The 70s were the "Me Generation," no matter if you were cool or uncool. It was a time when narcissism was an acceptable character trait…after all, look at what we, as a culture had endured to date (and this is just the 20th century I'm talking about): two World Wars, with a severe economic Depression in between; autocratic world leaders – some elected, others usurpers – despots all! (yes, I'm talking about Nixon as well as Franco all in the same breath); escalating crime, runamok morality… every time a culture experiences these symptoms, great art breaks out with the artist (and in general, the experience of self) at the center of his own point of view… those of us who were students knew it. That's why our artifacts have endured…because we created artifacts in the first place.
"Rip them down/Hold me up/Tell them that/I'm your gun/Pull my trigger/I am bigger than"
"Forming" - lyrics by Bobby Pyn
So, for me, "Forming" is a favorite punk rock record on two distinct levels. First, because of my small role in its existence…and because I watched it from concept to execution and it was a point of pride to find that something you and your friends did in a garage ended up in a record store.
As for "Forming," the song and the record…it captures Los Angeles and our punk rock youth perfectly.
Darby Crash (though called Bobby Pyn at the time) was quite the student of philosophy – an Existentialist, he.
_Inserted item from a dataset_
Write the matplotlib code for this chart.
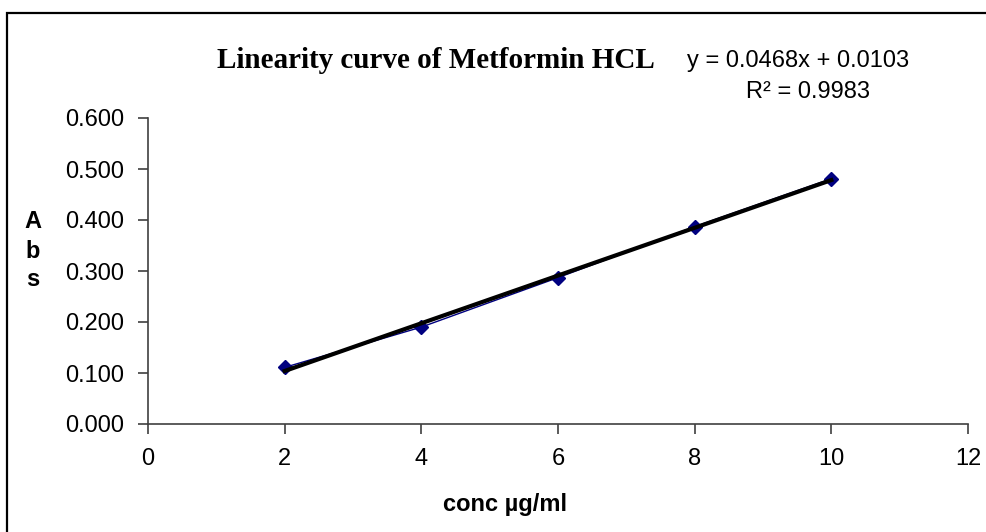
import numpy as np
import matplotlib.pyplot as plt
from matplotlib.patches import Rectangle

# calibration data
conc = [2, 4, 6, 8, 10]
absorb = [0.111, 0.190, 0.287, 0.387, 0.481]
slope = 0.0468
intercept = 0.0103
r2 = 0.9983
xticks = [0, 2, 4, 6, 8, 10, 12]
yticks = [0.0, 0.1, 0.2, 0.3, 0.4, 0.5, 0.6]

fig = plt.figure(figsize=(9.87, 5.32), dpi=100)
ax = fig.add_axes([148/987, 1-424/532, (968-148)/987, (424-118)/532])

# outer chart frame (cropped on right and bottom)
fig.patches.append(Rectangle((7/987, -0.1), 1.2, 1-13/532+0.1, transform=fig.transFigure,
                             fill=False, edgecolor='black', lw=1.6))

ax.plot(conc, absorb, color='#000080', lw=1, marker='D', ms=7, zorder=2)
xf = np.array([conc[0], conc[-1]])
ax.plot(xf, slope*xf + intercept, color='black', lw=3, zorder=3)

ax.set_xlim(0, 12)
ax.set_ylim(0, 0.6)
ax.set_xticks(xticks)
ax.set_yticks(yticks)
ax.set_yticklabels(['%.3f' % v for v in yticks])
for s in ['top', 'right']:
    ax.spines[s].set_visible(False)
for s in ['left', 'bottom']:
    ax.spines[s].set_color('#404040')
    ax.spines[s].set_linewidth(1.2)
ax.tick_params(direction='out', length=7, width=1.2, color='#404040', labelsize=17, pad=10)
for lab in ax.get_xticklabels() + ax.get_yticklabels():
    lab.set_family('Liberation Sans')

fig.text(655/987, 1-61/532, 'Linearity curve of Metformin HCL', family='Liberation Serif',
         weight='bold', fontsize=21, ha='right', va='center')
fig.text(687/987, 1-61/532, 'y = %.4fx + %.4f' % (slope, intercept), family='Liberation Sans',
         fontsize=17, ha='left', va='center')
fig.text(870/987, 1-92/532, 'R² = %.4f' % r2, family='Liberation Sans',
         fontsize=17, ha='right', va='center')
for lab, yy in zip('Abs', [221, 252, 280]):
    fig.text(33/987, 1-yy/532, lab, family='Liberation Sans', weight='bold',
             fontsize=17, ha='center', va='center')
fig.text(505/987, 1-505/532, 'conc µg/ml', family='Liberation Sans', weight='bold',
         fontsize=17, ha='center', va='center')

fig.savefig('out.png', dpi=100)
As he worked out his own moral code and tried to map out the answers to questions we all have about why we are here and why we are doing what we do, he spewed forth "Forming," which speaks for us as much as it did to us. As literature of philosophy, "Forming" is as valid as Descartes' most celebrated one-liner: "I think therefore I am" or fellow Existentialist Jean-Paul Sartre's most well known title, "Being and Nothingness."